Deposited over the power source voltage line 53, the reference voltage line 54 and the local interconnection lines L.sub.1, L.sub.2 are a pair of complementary data lines (first data line D.sub.1 and second data line D.sub.2) which are formed of a second metal film (aluminum alloy, tungsten, etc.). The first data line D.sub.1 is connected to the other of the source and drain region of the transfer MISFET Qt.sub.1 through a connecting hole 61 and a pad layer 62. The second data line D.sub.2 is connected to the other of the source and drain region of the transfer MISFET Qt.sub.2 through a connecting hole 63 and the pad layer 62. The pad layer 62 is formed of the same first layer metal film that is used to form the power source voltage line 53, the reference voltage line 54 and the local interconnection lines L.sub.1, L.sub.2.
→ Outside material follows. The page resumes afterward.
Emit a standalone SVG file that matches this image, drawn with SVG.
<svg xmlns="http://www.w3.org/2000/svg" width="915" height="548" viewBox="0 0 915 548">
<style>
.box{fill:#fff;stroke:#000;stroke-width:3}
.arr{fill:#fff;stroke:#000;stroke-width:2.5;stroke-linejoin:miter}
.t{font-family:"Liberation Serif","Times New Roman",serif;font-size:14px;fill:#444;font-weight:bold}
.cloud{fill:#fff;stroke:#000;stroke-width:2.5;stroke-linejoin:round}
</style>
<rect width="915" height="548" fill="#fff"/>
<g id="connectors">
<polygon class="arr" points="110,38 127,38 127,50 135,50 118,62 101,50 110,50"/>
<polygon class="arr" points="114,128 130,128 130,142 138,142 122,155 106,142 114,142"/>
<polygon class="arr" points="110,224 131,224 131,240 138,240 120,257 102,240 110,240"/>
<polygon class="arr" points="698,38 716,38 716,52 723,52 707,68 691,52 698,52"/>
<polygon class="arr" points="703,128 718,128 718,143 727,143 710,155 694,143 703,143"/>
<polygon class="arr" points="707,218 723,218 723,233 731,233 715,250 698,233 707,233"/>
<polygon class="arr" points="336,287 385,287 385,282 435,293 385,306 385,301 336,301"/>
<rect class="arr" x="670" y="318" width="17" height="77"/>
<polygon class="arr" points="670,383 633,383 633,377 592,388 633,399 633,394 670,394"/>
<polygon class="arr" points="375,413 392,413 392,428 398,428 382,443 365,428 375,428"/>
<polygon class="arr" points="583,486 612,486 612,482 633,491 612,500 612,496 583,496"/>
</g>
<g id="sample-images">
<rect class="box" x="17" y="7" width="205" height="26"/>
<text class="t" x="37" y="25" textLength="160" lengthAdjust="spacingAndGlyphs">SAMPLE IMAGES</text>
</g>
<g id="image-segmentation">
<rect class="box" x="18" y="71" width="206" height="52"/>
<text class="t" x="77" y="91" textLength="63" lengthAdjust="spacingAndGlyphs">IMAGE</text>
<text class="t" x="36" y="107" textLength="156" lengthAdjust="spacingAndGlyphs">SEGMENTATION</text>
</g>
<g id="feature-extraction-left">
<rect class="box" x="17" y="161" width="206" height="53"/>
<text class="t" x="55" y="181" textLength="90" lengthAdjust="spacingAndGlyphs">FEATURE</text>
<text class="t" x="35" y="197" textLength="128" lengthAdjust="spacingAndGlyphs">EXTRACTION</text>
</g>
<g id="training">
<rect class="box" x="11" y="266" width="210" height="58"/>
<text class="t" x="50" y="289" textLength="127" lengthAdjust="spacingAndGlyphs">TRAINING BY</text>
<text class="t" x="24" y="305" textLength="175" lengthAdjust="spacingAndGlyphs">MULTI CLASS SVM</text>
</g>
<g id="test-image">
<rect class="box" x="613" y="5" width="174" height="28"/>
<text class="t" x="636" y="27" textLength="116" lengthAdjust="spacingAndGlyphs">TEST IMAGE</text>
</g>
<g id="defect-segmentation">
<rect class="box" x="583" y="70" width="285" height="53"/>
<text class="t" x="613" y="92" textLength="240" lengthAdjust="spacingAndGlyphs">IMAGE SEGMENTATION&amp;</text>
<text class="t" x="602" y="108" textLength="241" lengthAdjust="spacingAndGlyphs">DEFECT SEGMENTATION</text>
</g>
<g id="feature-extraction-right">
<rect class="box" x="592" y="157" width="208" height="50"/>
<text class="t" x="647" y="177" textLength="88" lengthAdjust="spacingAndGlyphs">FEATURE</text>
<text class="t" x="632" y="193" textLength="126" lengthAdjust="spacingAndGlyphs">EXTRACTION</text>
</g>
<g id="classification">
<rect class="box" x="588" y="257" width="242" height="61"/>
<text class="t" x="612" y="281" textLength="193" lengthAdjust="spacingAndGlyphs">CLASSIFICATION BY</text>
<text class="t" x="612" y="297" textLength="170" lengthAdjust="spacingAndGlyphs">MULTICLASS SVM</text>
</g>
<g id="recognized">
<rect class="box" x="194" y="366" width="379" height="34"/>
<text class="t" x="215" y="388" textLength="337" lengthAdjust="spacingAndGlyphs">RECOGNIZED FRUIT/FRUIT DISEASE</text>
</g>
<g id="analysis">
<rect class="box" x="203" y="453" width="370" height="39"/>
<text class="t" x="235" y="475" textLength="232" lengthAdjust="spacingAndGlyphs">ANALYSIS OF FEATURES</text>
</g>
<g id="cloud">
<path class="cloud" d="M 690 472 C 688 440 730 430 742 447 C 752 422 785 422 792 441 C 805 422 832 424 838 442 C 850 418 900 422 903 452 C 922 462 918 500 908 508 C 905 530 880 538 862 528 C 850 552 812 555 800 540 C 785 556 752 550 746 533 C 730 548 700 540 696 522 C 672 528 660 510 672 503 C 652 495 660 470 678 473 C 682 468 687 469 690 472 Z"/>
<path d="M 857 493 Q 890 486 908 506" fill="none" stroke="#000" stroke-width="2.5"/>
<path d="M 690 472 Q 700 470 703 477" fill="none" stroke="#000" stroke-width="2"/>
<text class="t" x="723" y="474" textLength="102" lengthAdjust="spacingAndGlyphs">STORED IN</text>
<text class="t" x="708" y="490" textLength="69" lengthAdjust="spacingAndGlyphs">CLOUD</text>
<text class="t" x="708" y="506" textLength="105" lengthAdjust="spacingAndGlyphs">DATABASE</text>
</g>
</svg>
As described above, in the SRAM, the gate electrodes of the six MISFETs--which make up the memory cell--are formed of the first layer polycrystalline silicon film (or polycide film) 50, 51, 52 formed on the surface of the semiconductor substrate. The power source voltage line 53, the reference voltage line 54 and the paired local interconnection lines L.sub.1, L.sub.2 are formed of the first metal film deposited over the polycrystalline silicon film (or polycide film). The paired complementary data lines D.sub.1, D.sub.2 are formed of the second layer metal film deposited over the first layer metal film.